▶ _JOB_
Only the lines between the line holding "What matplotlib code" and the line holding "zorder=3, label=series_names[1], linewidths=0)", both of those included, should be copied exactly; drop the pictures.
--- Begin DATASET EXTRACT ---
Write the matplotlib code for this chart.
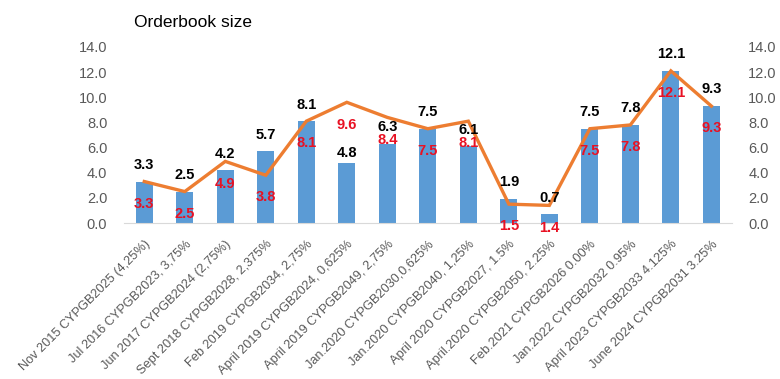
import matplotlib
matplotlib.use("Agg")
import matplotlib.pyplot as plt
import numpy as np

plt.rcParams['font.family'] = ['Liberation Sans', 'DejaVu Sans']

categories = [
    "Nov 2015 CYPGB2025 (4,25%)",
    "Jul 2016 CYPGB2023, 3,75%",
    "Jun 2017 CYPGB2024 (2,75%)",
    "Sept 2018 CYPGB2028, 2,375%",
    "Feb 2019 CYPGB2034, 2,75%",
    "April 2019 CYPGB2024, 0,625%",
    "April 2019 CYPGB2049, 2,75%",
    "Jan.2020 CYPGB2030,0,625%",
    "Jan.2020 CYPGB2040, 1,25%",
    "April 2020 CYPGB2027, 1.5%",
    "April.2020 CYPGB2050, 2.25%",
    "Feb.2021 CYPGB2026 0.00%",
    "Jan.2022 CYPGB2032 0.95%",
    "April 2023 CYPGB2033 4.125%",
    "June 2024 CYPGB2031 3.25%",
]
issue_size = [3.3, 2.5, 4.2, 5.7, 8.1, 4.8, 6.3, 7.5, 6.1, 1.9, 0.7, 7.5, 7.8, 12.1, 9.3]
orderbook = [3.3, 2.5, 4.9, 3.8, 8.1, 9.6, 8.4, 7.5, 8.1, 1.5, 1.4, 7.5, 7.8, 12.1, 9.3]
yticks = [0, 2, 4, 6, 8, 10, 12, 14]

BAR = "#5b9bd5"
LINE = "#ed7d31"
RED = "#e81123"
GREY = "#595959"

fig = plt.figure(figsize=(7.8, 3.79), dpi=100)
ax = fig.add_axes([0.159, 0.4116, 0.779, 0.4644])
x = np.arange(len(categories))

ax.bar(x, issue_size, width=0.42, color=BAR, zorder=2)
ax2 = ax.twinx()
ax2.plot(x, orderbook, color=LINE, lw=2.4, solid_joinstyle='miter', zorder=3)

for a in (ax, ax2):
    a.set_ylim(0, 14)
    a.set_xlim(-0.5, len(categories) - 0.5)
    a.set_yticks(yticks)
    a.set_yticklabels([f"{v:.1f}" for v in yticks])
    a.tick_params(axis='y', length=0, pad=12, labelsize=10.5, labelcolor=GREY)
    for s in a.spines.values():
        s.set_visible(False)
ax.spines['bottom'].set_visible(True)
ax.spines['bottom'].set_color("#d9d9d9")

ax.set_xticks(x)
ax.set_xticklabels(categories, rotation=45, ha='right', va='top',
                   rotation_mode='anchor', fontsize=9.2, color=GREY)
ax.tick_params(axis='x', length=0, pad=11)

# label offsets in points (the 4.8 label sits lower in the original)
bar_off = [12] * len(x)
bar_off[5] = 7
line_off = [-16] * len(x)

for i, v in enumerate(orderbook):
    ax2.annotate(f"{v:.1f}", (i, v), xytext=(0, line_off[i]), textcoords='offset points',
                 ha='center', va='center', fontsize=10.5, fontweight='bold',
                 color=RED, zorder=5, annotation_clip=False)
for i, v in enumerate(issue_size):
    ax2.annotate(f"{v:.1f}", (i, v), xytext=(0, bar_off[i]), textcoords='offset points',
                 ha='center', va='center', fontsize=10.5, fontweight='bold',
                 color='black', zorder=6)

fig.text(0.172, 0.94, "Orderbook size", fontsize=12.5, ha='left', va='center', color='black')

fig.savefig("out.png", dpi=100)
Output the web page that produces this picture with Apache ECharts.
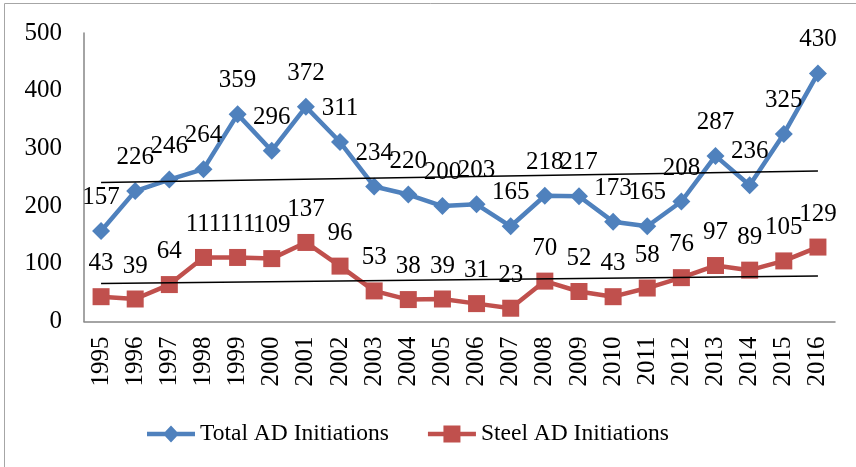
<!DOCTYPE html>
<html>
<head>
<meta charset="utf-8">
<script src="https://cdn.jsdelivr.net/npm/echarts@6/dist/echarts.min.js"></script>
<style>
html,body{margin:0;padding:0;background:#fff;}
#chart{width:856px;height:467px;}
</style>
</head>
<body>
<div id="chart"></div>
<script>
const years = ['1995','1996','1997','1998','1999','2000','2001','2002','2003','2004','2005','2006','2007','2008','2009','2010','2011','2012','2013','2014','2015','2016'];
const totalAD = [157,226,246,264,359,296,372,311,234,220,200,203,165,218,217,173,165,208,287,236,325,430];
const steelAD = [43,39,64,111,111,109,137,96,53,38,39,31,23,70,52,43,58,76,97,89,105,129];
const totalTrend = [241,261];
const steelTrend = [66,79];
const yTicks = [0,100,200,300,400,500];

const FONT = 'Liberation Serif';
const BLUE = '#4F81BD', RED = '#C0504D';
const iconBlue = 'path://M0,6.25H48V10.75H0Z M24,0L32,8.5L24,17L16,8.5Z';
const iconRed = 'path://M0,6.25H48V10.75H0Z M15.5,0H32.5V17H15.5Z';
const chart = echarts.init(document.getElementById('chart'), null, {renderer:'canvas'});
const labelStyle = {show:true, position:'top', distance:12, fontFamily:FONT, fontSize:25, color:'#000'};
chart.setOption({
  animation:false,
  backgroundColor:'#fff',
  graphic:[{type:'rect', shape:{x:4.5,y:3.5,width:900,height:600}, style:{fill:'none', stroke:'#a6a6a6', lineWidth:1}, silent:true}],
  grid:{left:84, right:21, top:33, bottom:145.5, containLabel:false},
  legend:{
    data:[{name:'Total AD Initiations', icon:iconBlue},{name:'Steel AD Initiations', icon:iconRed}],
    left:142, top:417, itemWidth:48, itemHeight:17, itemGap:39,
    textStyle:{fontFamily:FONT, fontSize:23.5, color:'#000'}
  },
  xAxis:{
    type:'category', data:years, boundaryGap:true,
    axisLine:{lineStyle:{color:'#868686', width:1.5}},
    axisTick:{show:false},
    axisLabel:{rotate:90, margin:15, interval:0, fontFamily:FONT, fontSize:25, color:'#000'}
  },
  yAxis:{
    type:'value', min:yTicks[0], max:yTicks[yTicks.length-1], interval:100,
    axisLine:{show:true, lineStyle:{color:'#868686', width:1.5}},
    axisTick:{show:false},
    splitLine:{show:false},
    axisLabel:{margin:22, fontFamily:FONT, fontSize:25, color:'#000'}
  },
  series:[
    {name:'Total AD Initiations', type:'line', data:totalAD, symbol:'diamond', symbolSize:18,
     lineStyle:{color:BLUE, width:4.5}, itemStyle:{color:BLUE}, label:labelStyle, z:3},
    {name:'Steel AD Initiations', type:'line', data:steelAD, symbol:'rect', symbolSize:17,
     lineStyle:{color:RED, width:4.5}, itemStyle:{color:RED}, label:labelStyle, z:3},
    {name:'trendTotal', type:'line', data:[[years[0],totalTrend[0]],[years[years.length-1],totalTrend[1]]],
     symbol:'none', lineStyle:{color:'#000', width:1.5}, z:4, silent:true},
    {name:'trendSteel', type:'line', data:[[years[0],steelTrend[0]],[years[years.length-1],steelTrend[1]]],
     symbol:'none', lineStyle:{color:'#000', width:1.5}, z:4, silent:true}
  ]
});
</script>
</body>
</html>
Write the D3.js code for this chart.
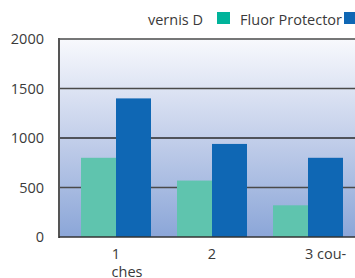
<!DOCTYPE html>
<html>
<head>
<meta charset="utf-8">
<script src="https://cdn.jsdelivr.net/npm/d3@7"></script>
<style>
  body { margin: 0; background: #fff; }
  text { font-family: "Open Sans", sans-serif; fill: #3a3a3a; }
</style>
</head>
<body>
<script>
// DATA
const categories = ['1', '2', '3'];
const tickLabels = ['1', '2', '3 cou-'];
const series = ['vernis D', 'Fluor Protector'];
const vernisD = [800, 570, 320];
const fluorProtector = [1400, 940, 800];
const yTicks = [0, 500, 1000, 1500, 2000];

// CONFIGURATION
const width = 355;
const height = 278;
const plotLeft = 59;
const plotTop = 39;
const plotBottom = 237;
const fontSize = '14.5px';
const barColors = ['#5fc4ae', '#0f67b4'];
const legendColors = ['#00b39a', '#0f67b4'];

const x0 = d3.scaleBand().domain(categories).range([68, 356]);
const x1 = d3.scaleBand().domain(series).range([13, 83]);
const y = d3.scaleLinear().domain([0, 2000]).range([plotBottom, plotTop]);

const svg = d3.select('body')
  .append('svg')
  .attr('width', width)
  .attr('height', height);

// BACKGROUND
const grad = svg.append('defs').append('linearGradient')
  .attr('id', 'bg')
  .attr('x1', 0).attr('y1', 0).attr('x2', 0).attr('y2', 1);
grad.append('stop').attr('offset', '0%').attr('stop-color', '#f8f9fd');
grad.append('stop').attr('offset', '50%').attr('stop-color', '#c3cfea');
grad.append('stop').attr('offset', '100%').attr('stop-color', '#8ba6d8');

svg.append('rect')
  .attr('x', plotLeft)
  .attr('y', plotTop)
  .attr('width', width - plotLeft)
  .attr('height', plotBottom - plotTop)
  .attr('fill', 'url(#bg)');

// GRID
svg.append('g')
  .selectAll('line')
  .data(yTicks.filter(d => d > 0))
  .enter()
  .append('line')
  .attr('x1', plotLeft)
  .attr('x2', width)
  .attr('y1', d => y(d))
  .attr('y2', d => y(d))
  .attr('stroke', d => d === 1000 ? '#2a2a2a' : '#4a4a4a')
  .attr('stroke-width', 1.3);

// Y AXIS
const yAxis = d3.axisLeft(y)
  .tickValues(yTicks)
  .tickFormat(d3.format('d'))
  .tickSize(0)
  .tickPadding(15);
const gy = svg.append('g')
  .attr('transform', `translate(${plotLeft},0)`)
  .call(yAxis);
gy.select('.domain').remove();
gy.selectAll('text')
  .style('font-size', fontSize)
  .attr('fill', '#3a3a3a');

// BARS
const groups = svg.append('g')
  .selectAll('g')
  .data(categories)
  .enter()
  .append('g')
  .attr('transform', d => `translate(${x0(d)},0)`);

groups.selectAll('rect')
  .data((d, i) => [
    { key: series[0], value: vernisD[i] },
    { key: series[1], value: fluorProtector[i] }
  ])
  .enter()
  .append('rect')
  .attr('x', d => x1(d.key))
  .attr('width', x1.bandwidth())
  .attr('y', d => y(d.value))
  .attr('height', d => y(0) - y(d.value))
  .attr('fill', (d, i) => barColors[i]);

// AXIS LINES
svg.append('line')
  .attr('x1', plotLeft).attr('x2', plotLeft)
  .attr('y1', plotTop - 1).attr('y2', plotBottom + 1)
  .attr('stroke', '#555')
  .attr('stroke-width', 2);
svg.append('line')
  .attr('x1', plotLeft).attr('x2', width)
  .attr('y1', plotBottom).attr('y2', plotBottom)
  .attr('stroke', '#333')
  .attr('stroke-width', 1.3);

// X LABELS
const xAxis = d3.axisBottom(x0)
  .tickSize(0)
  .tickPadding(12)
  .tickFormat((d, i) => tickLabels[i]);
const gx = svg.append('g')
  .attr('transform', `translate(0,${plotBottom})`)
  .call(xAxis);
gx.select('.domain').remove();
gx.selectAll('text')
  .style('font-size', fontSize)
  .attr('fill', '#3a3a3a')
  .attr('text-anchor', (d, i) => i === 2 ? 'start' : 'middle')
  .attr('dx', (d, i) => i === 2 ? -3 : 0);
svg.append('text')
  .attr('x', x0('1') + x0.bandwidth() / 2 + 11)
  .attr('y', 277)
  .attr('text-anchor', 'middle')
  .style('font-size', fontSize)
  .text('ches');

// LEGEND
const legend = svg.append('g');
legend.append('text')
  .attr('x', 203).attr('y', 25)
  .attr('text-anchor', 'end')
  .style('font-size', fontSize)
  .text(series[0]);
legend.append('rect')
  .attr('x', 217).attr('y', 12)
  .attr('width', 13).attr('height', 12)
  .attr('fill', legendColors[0]);
legend.append('text')
  .attr('x', 342).attr('y', 25)
  .attr('text-anchor', 'end')
  .style('font-size', fontSize)
  .text(series[1]);
legend.append('rect')
  .attr('x', 344).attr('y', 12)
  .attr('width', 13).attr('height', 12)
  .attr('fill', legendColors[1]);
</script>
</body>
</html>
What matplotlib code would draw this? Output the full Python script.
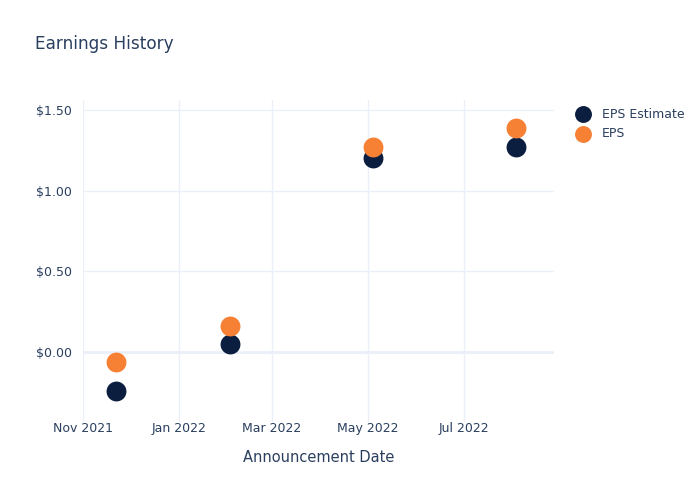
import matplotlib
matplotlib.use("Agg")
import matplotlib.pyplot as plt
import numpy as np
from datetime import datetime

dates = ["2021-11-22", "2022-02-02", "2022-05-04", "2022-08-03"]
eps_estimate = [-0.24, 0.05, 1.20, 1.27]
eps_actual = [-0.06, 0.16, 1.27, 1.39]
series_names = ["EPS Estimate", "EPS"]
colors = ["#0b1e40", "#f68034"]

x = [datetime.strptime(d, "%Y-%m-%d") for d in dates]
txt = "#2a3f5f"
grid = "#ebf0f8"

fig = plt.figure(figsize=(7, 5), dpi=100)
ax = fig.add_axes([0.1186, 0.156, 0.6729, 0.644])
ax.set_facecolor("white")

ax.scatter(x, eps_estimate, s=205, color=colors[0], zorder=3, label=series_names[0], linewidths=0)
ax.scatter(x, eps_actual, s=205, color=colors[1], zorder=3, label=series_names[1], linewidths=0)

ax.set_xlim(datetime(2021, 11, 1), datetime(2022, 8, 27))
ax.set_ylim(-0.434, 1.562)
ax.set_yticks([0, 0.5, 1.0, 1.5])
ax.set_yticklabels(["$0.00", "$0.50", "$1.00", "$1.50"])
ticks = [datetime(2021, 11, 1), datetime(2022, 1, 1), datetime(2022, 3, 1), datetime(2022, 5, 1), datetime(2022, 7, 1)]
ax.set_xticks(ticks)
ax.set_xticklabels(["Nov 2021", "Jan 2022", "Mar 2022", "May 2022", "Jul 2022"])

ax.grid(True, color=grid, linewidth=1, zorder=0)
ax.axhline(0, color=grid, linewidth=2, zorder=1)
for s in ax.spines.values():
    s.set_visible(False)
ax.tick_params(axis="both", length=0, colors=txt, labelsize=9)
ax.tick_params(axis="x", pad=0)
ax.tick_params(axis="y", pad=8)

ax.set_xlabel("Announcement Date", color=txt, fontsize=10.5, labelpad=11)
fig.text(0.05, 0.912, "Earnings History", color=txt, fontsize=12.2, va="center", ha="left")

leg = ax.legend(loc="upper left", bbox_to_anchor=(1.024, 0.992), frameon=False,
                fontsize=9, labelcolor=txt, handletextpad=0.55, borderaxespad=0,
                labelspacing=0.55, markerscale=0.85)
fig.savefig("out.png", dpi=100, facecolor="white")
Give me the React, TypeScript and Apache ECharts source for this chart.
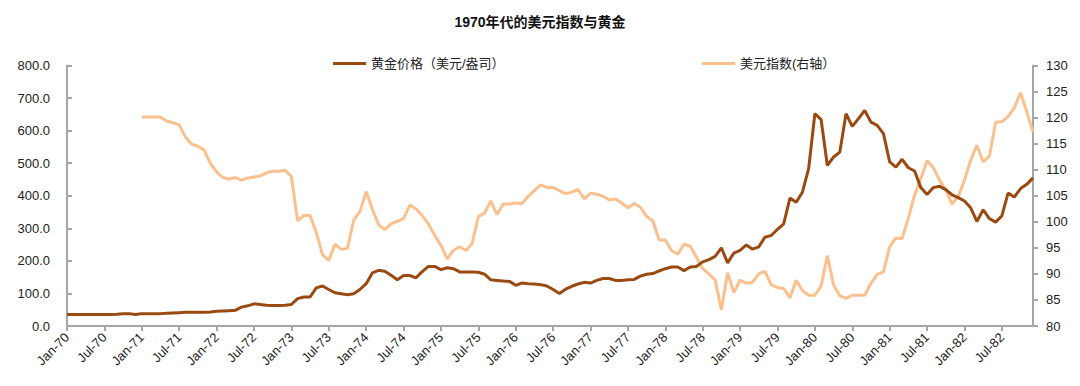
--- End DATASET EXTRACT ---
▶ _TASK ANSWER_
What matplotlib code would draw this? Output the full Python script.
import matplotlib
matplotlib.use("Agg")
import matplotlib.pyplot as plt
import numpy as np
from datetime import datetime

dates = ["2021-11-22", "2022-02-02", "2022-05-04", "2022-08-03"]
eps_estimate = [-0.24, 0.05, 1.20, 1.27]
eps_actual = [-0.06, 0.16, 1.27, 1.39]
series_names = ["EPS Estimate", "EPS"]
colors = ["#0b1e40", "#f68034"]

x = [datetime.strptime(d, "%Y-%m-%d") for d in dates]
txt = "#2a3f5f"
grid = "#ebf0f8"

fig = plt.figure(figsize=(7, 5), dpi=100)
ax = fig.add_axes([0.1186, 0.156, 0.6729, 0.644])
ax.set_facecolor("white")

ax.scatter(x, eps_estimate, s=205, color=colors[0], zorder=3, label=series_names[0], linewidths=0)
ax.scatter(x, eps_actual, s=205, color=colors[1], zorder=3, label=series_names[1], linewidths=0)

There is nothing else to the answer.